Retirement proximity. A retiree or near-retiree benefits more from mortgage prepayment than a 30-year-old. Eliminating the mortgage payment reduces required retirement income, lowers the sequence-of-returns risk in early retirement years, and provides housing-cost certainty. Many financial planners recommend entering retirement mortgage-free even if the math during accumulation favored investing.

Behavioral. People who would not actually invest the difference (who would let the surplus drift into checking and get spent on other things) get the certainty of mortgage prepayment without the comparison cost. The math assumes you actually invest the difference; if you wouldn't, the math doesn't apply to you.

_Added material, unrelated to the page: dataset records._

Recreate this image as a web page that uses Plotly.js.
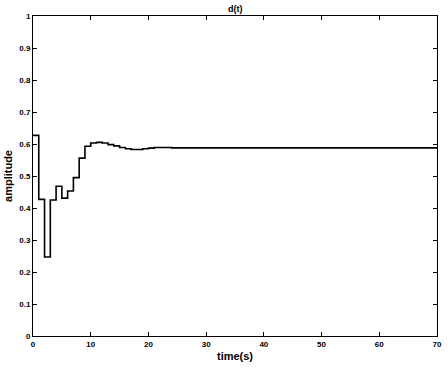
<!DOCTYPE html>
<html><head><meta charset="utf-8">
<script src="https://cdn.plot.ly/plotly-3.0.1.min.js"></script>
<style>html,body{margin:0;padding:0;background:#fff}#c{width:448px;height:371px}</style>
</head><body><div id="c"></div>
<script>
var time = [0,1,2,3,4,5,6,7,8,9,10,11,12,13,14,15,16,17,18,19,20,21,22,23,24,70];
var amplitude = [0.627,0.427,0.247,0.425,0.468,0.431,0.453,0.495,0.556,0.593,0.603,0.605,0.603,0.598,0.594,0.589,0.585,0.583,0.583,0.585,0.587,0.589,0.589,0.589,0.588,0.588];
var xTicks = [0,10,20,30,40,50,60,70];
var yTicks = [0,0.1,0.2,0.3,0.4,0.5,0.6,0.7,0.8,0.9,1];
var yTickText = ['0','0.1','0.2','0.3','0.4','0.5','0.6','0.7','0.8','0.9','1'];

var font = {family:'Liberation Sans, Arial, sans-serif', color:'#000'};
var trace = {x:time, y:amplitude, type:'scatter', mode:'lines',
  line:{shape:'hv', color:'#000', width:1.6}, hoverinfo:'skip'};
var axisCommon = {showline:true, linecolor:'#000', linewidth:1, mirror:'allticks',
  ticks:'inside', ticklen:4, tickcolor:'#000', tickwidth:1, showgrid:false, zeroline:false,
  tickfont:{family:font.family, size:8, color:'#000', weight:'bold'}};
var layout = {
  width:448, height:371, margin:{l:33, r:11, t:16, b:35},
  paper_bgcolor:'#fff', plot_bgcolor:'#fff', showlegend:false,
  title:{text:'<b>d(t)</b>', font:{family:font.family, size:9, color:'#000'}, x:0.525, xanchor:'center', y:0.985, yanchor:'top'},
  xaxis:Object.assign({}, axisCommon, {range:[0,70], tickvals:xTicks, ticktext:xTicks.map(String),
    title:{text:'<b>time(s)</b>', font:{family:font.family, size:11, color:'#000'}, standoff:4}}),
  yaxis:Object.assign({}, axisCommon, {range:[0,1], tickvals:yTicks, ticktext:yTickText,
    title:{text:'<b>amplitude</b>', font:{family:font.family, size:11, color:'#000'}, standoff:4}})
};
Plotly.newPlot('c', [trace], layout, {staticPlot:true, displayModeBar:false});
</script></body></html>
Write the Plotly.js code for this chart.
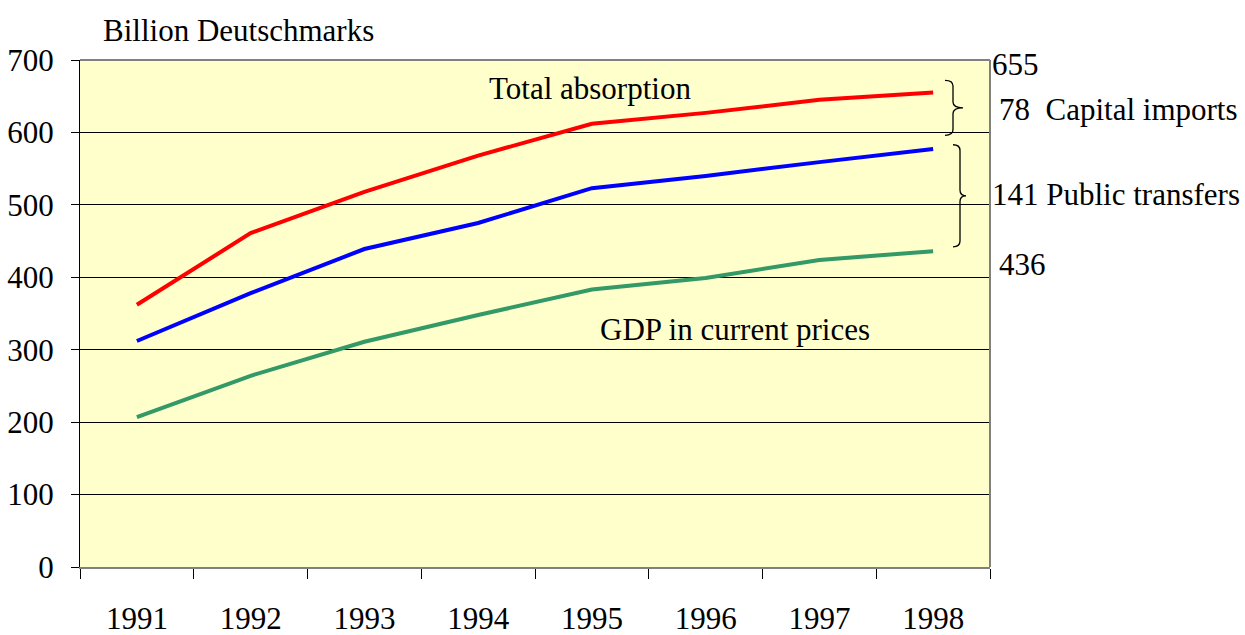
<!DOCTYPE html>
<html>
<head>
<meta charset="utf-8">
<script src="https://cdn.plot.ly/plotly-3.0.1.min.js"></script>
<style>html,body{margin:0;padding:0;background:#fff;}#chart{width:1245px;height:635px;}</style>
</head>
<body>
<div id="chart"></div>
<script>
const years = ['1991','1992','1993','1994','1995','1996','1997','1998'];
const totalAbsorption = [362, 461, 518, 568, 612, 627, 645, 655];
const gdpPlusTransfers = [312, 378, 439, 475, 523, 540, 559, 577];
const gdpCurrent = [207, 264, 311, 348, 383, 399, 424, 436];
const yTicks = [0, 100, 200, 300, 400, 500, 600, 700];

const FONT = 'Liberation Serif, Times New Roman, serif';
const FS = 31;

const traces = [
  {x: years, y: totalAbsorption, type: 'scatter', mode: 'lines', line: {color: '#FF0000', width: 4}, name: 'Total absorption'},
  {x: years, y: gdpPlusTransfers, type: 'scatter', mode: 'lines', line: {color: '#0000FF', width: 4}, name: 'GDP + public transfers'},
  {x: years, y: gdpCurrent, type: 'scatter', mode: 'lines', line: {color: '#339966', width: 4}, name: 'GDP in current prices'}
];

function px2paper(px) { return (px - 80) / 910; }
function brace(xEnd, xMid, xTip, top, bottom, r) {
  const mid = (top + bottom) / 2;
  const a = px2paper(xEnd), v = px2paper(xMid), t = px2paper(xTip);
  return `M ${a} ${top} Q ${v} ${top} ${v} ${top - r} L ${v} ${mid + r} Q ${v} ${mid} ${t} ${mid} Q ${v} ${mid} ${v} ${mid - r} L ${v} ${bottom + r} Q ${v} ${bottom} ${a} ${bottom}`;
}

const layout = {
  width: 1245, height: 635,
  margin: {l: 80, r: 255, t: 60, b: 68},
  paper_bgcolor: '#FFFFFF',
  plot_bgcolor: '#FFFFCC',
  showlegend: false,
  font: {family: FONT, size: FS, color: '#000'},
  xaxis: {
    type: 'category',
    tickson: 'boundaries',
    ticks: 'outside', ticklen: 10, tickcolor: '#000', tickwidth: 1,
    showgrid: false, zeroline: false,
    showline: true, linecolor: '#808080', linewidth: 2,
    ticklabelstandoff: 23,
    tickfont: {family: FONT, size: FS, color: '#000'},
    range: [-0.5, 7.5]
  },
  yaxis: {
    range: [0, 700],
    tickvals: yTicks,
    ticks: 'outside', ticklen: 8, tickcolor: '#000', tickwidth: 1,
    showgrid: true, gridcolor: '#000', gridwidth: 1,
    zeroline: false,
    showline: true, linecolor: '#000', linewidth: 1,
    ticklabelstandoff: 11,
    tickfont: {family: FONT, size: FS, color: '#000'}
  },
  shapes: [
    {type: 'line', xref: 'paper', yref: 'paper', x0: 0, x1: 1, y0: 1, y1: 1, line: {color: '#808080', width: 2}},
    {type: 'line', xref: 'paper', yref: 'paper', x0: 1, x1: 1, y0: 0, y1: 1, line: {color: '#808080', width: 2}},
    {type: 'path', xref: 'paper', yref: 'y', path: brace(945, 953, 963, 672, 596, 8), line: {color: '#000', width: 1.3}},
    {type: 'path', xref: 'paper', yref: 'y', path: brace(953, 960, 966, 583, 442, 8), line: {color: '#000', width: 1.3}}
  ],
  annotations: [
    {text: 'Billion Deutschmarks', xref: 'paper', yref: 'paper', x: px2paper(101), y: 1.0, xanchor: 'left', yanchor: 'bottom', yshift: 10, showarrow: false, font: {family: FONT, size: FS}},
    {text: 'Total absorption', xref: 'paper', yref: 'y', x: px2paper(487), y: 660, xanchor: 'left', yanchor: 'middle', showarrow: false, font: {family: FONT, size: FS}},
    {text: 'GDP in current prices', xref: 'paper', yref: 'y', x: px2paper(598), y: 328, xanchor: 'left', yanchor: 'middle', showarrow: false, font: {family: FONT, size: FS}},
    {text: '655', xref: 'paper', yref: 'y', x: px2paper(990), y: 694, xanchor: 'left', yanchor: 'middle', showarrow: false, font: {family: FONT, size: FS}},
    {text: '78&nbsp;&nbsp;Capital imports', xref: 'paper', yref: 'y', x: px2paper(997), y: 631, xanchor: 'left', yanchor: 'middle', showarrow: false, font: {family: FONT, size: FS}},
    {text: '141 Public transfers', xref: 'paper', yref: 'y', x: px2paper(990), y: 514, xanchor: 'left', yanchor: 'middle', showarrow: false, font: {family: FONT, size: FS}},
    {text: '436', xref: 'paper', yref: 'y', x: px2paper(997), y: 417, xanchor: 'left', yanchor: 'middle', showarrow: false, font: {family: FONT, size: FS}}
  ]
};

Plotly.newPlot('chart', traces, layout, {displayModeBar: false, staticPlot: true});
</script>
</body>
</html>
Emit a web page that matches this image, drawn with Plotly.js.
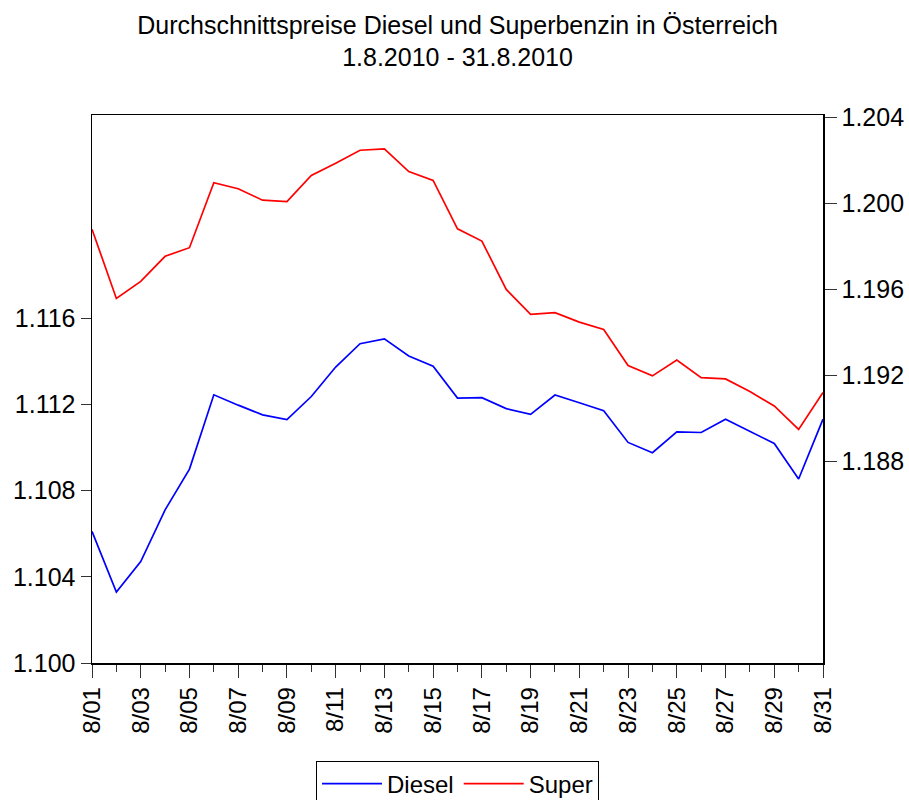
<!DOCTYPE html>
<html>
<head>
<meta charset="utf-8">
<script src="https://cdn.plot.ly/plotly-3.0.1.min.js"></script>
<style>html,body{margin:0;padding:0;background:#fff;}#chart{width:909px;height:800px;}</style>
</head>
<body>
<div id="chart"></div>
<script>
const days = [1,2,3,4,5,6,7,8,9,10,11,12,13,14,15,16,17,18,19,20,21,22,23,24,25,26,27,28,29,30,31];
const tickDays = [1,3,5,7,9,11,13,15,17,19,21,23,25,27,29,31];
const tickLabels = ["8/01","8/03","8/05","8/07","8/09","8/11","8/13","8/15","8/17","8/19","8/21","8/23","8/25","8/27","8/29","8/31"];
const diesel = [1.10611,1.10329,1.10471,1.10711,1.10900,1.11245,1.11197,1.11152,1.11130,1.11237,
                1.11374,1.11482,1.11505,1.11425,1.11378,1.11230,1.11232,1.11181,1.11154,1.11244,
                1.11208,1.11171,1.11024,1.10976,1.11073,1.11070,1.11132,1.11075,1.11019,1.10854,1.11132];
const superb = [1.19879,1.19557,1.19636,1.19753,1.19793,1.20095,1.20067,1.20014,1.20007,1.20129,
                1.20186,1.20246,1.20252,1.20147,1.20106,1.19881,1.19824,1.19599,1.19483,1.19491,
                1.19447,1.19413,1.19245,1.19197,1.19271,1.19189,1.19183,1.19124,1.19057,1.18948,1.19120];
const leftTicks = [1.100,1.104,1.108,1.112,1.116];
const rightTicks = [1.188,1.192,1.196,1.200,1.204];

const FONT = 'Liberation Sans, Arial, sans-serif';
const traces = [
  {x: days, y: diesel, name: 'Diesel', type: 'scatter', mode: 'lines',
   line: {color: '#0000ff', width: 1.7}, yaxis: 'y'},
  {x: days, y: superb, name: 'Super', type: 'scatter', mode: 'lines',
   line: {color: '#ff0000', width: 1.7}, yaxis: 'y2'}
];
const layout = {
  width: 909, height: 800,
  margin: {l: 92, r: 86, t: 115, b: 137, autoexpand: false},
  paper_bgcolor: '#fff', plot_bgcolor: '#fff',
  font: {family: FONT, color: '#000'},
  showlegend: true,
  title: {text: 'Durchschnittspreise Diesel und Superbenzin in Österreich<br>1.8.2010 - 31.8.2010',
          x: 0.5, xref: 'paper', xanchor: 'center', y: 0.958, yref: 'container', yanchor: 'top',
          font: {family: FONT, size: 25, color: '#000'}},
  xaxis: {range: [1, 31], tickmode: 'array', tickvals: tickDays, ticktext: tickLabels,
          tickangle: -90, ticks: 'outside', ticklen: 13, tickcolor: '#333', tickwidth: 1,
          showline: true, linecolor: '#000', linewidth: 1.5, mirror: true,
          showgrid: false, zeroline: false, automargin: false,
          tickfont: {family: FONT, size: 24, color: '#000'},
          minor: {ticks: 'outside', tickmode: 'linear', tick0: 1, dtick: 1, ticklen: 7, tickcolor: '#333', showgrid: false}},
  yaxis: {range: [1.100, 1.12544], tickmode: 'array', tickvals: leftTicks,
          ticktext: leftTicks.map(v => v.toFixed(3)), automargin: false,
          ticks: 'outside', ticklen: 10, tickcolor: '#333', showline: true, linecolor: '#000', linewidth: 1.5,
          showgrid: false, zeroline: false,
          tickfont: {family: FONT, size: 25, color: '#000'}},
  yaxis2: {range: [1.17862, 1.2041], overlaying: 'y', side: 'right', tickmode: 'array', tickvals: rightTicks,
          ticktext: rightTicks.map(v => v.toFixed(3)), automargin: false,
          ticks: 'outside', ticklen: 12, tickcolor: '#333', showline: true, linecolor: '#000', linewidth: 1.5,
          showgrid: false, zeroline: false,
          tickfont: {family: FONT, size: 25, color: '#000'}},
  legend: {orientation: 'h', x: 0.5, xanchor: 'center', y: -0.178, yanchor: 'top',
           bordercolor: '#000', borderwidth: 1, bgcolor: '#fff', itemwidth: 60,
           font: {family: FONT, size: 24, color: '#000'}}
};
Plotly.newPlot('chart', traces, layout, {displayModeBar: false, staticPlot: true});
</script>
</body>
</html>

The hybrid approach. Many homeowners do both: continue investing in tax-advantaged accounts while making modest extra principal payments on the mortgage. A typical pattern is contributing the full 401(k) match plus Roth IRA, then splitting any remaining surplus 70/30 between additional 401(k) and extra mortgage principal. Over 10 to 15 years, this often produces both substantial retirement savings and a paid-off mortgage by the time of retirement.

Refinance first, decide second. If your mortgage rate is above current market rates, refinance before deciding. The decision math changes substantially when your rate moves from 7% to 5%.

Don't forget property tax and insurance. Even with a paid-off mortgage, you still pay property tax, homeowner's insurance, and HOA dues. The "freedom from mortgage payment" feeling at payoff is real but slightly less complete than people imagine. In some high-tax states (New Jersey, Illinois, New York, Texas), property tax alone can run $8,000 to $20,000+ a year on a typical home.

Below 5% mortgage rate, math favors investing. Above 6.5%, the question gets close. Capture the employer 401(k) match before considering mortgage prepayment, no matter what your rate is.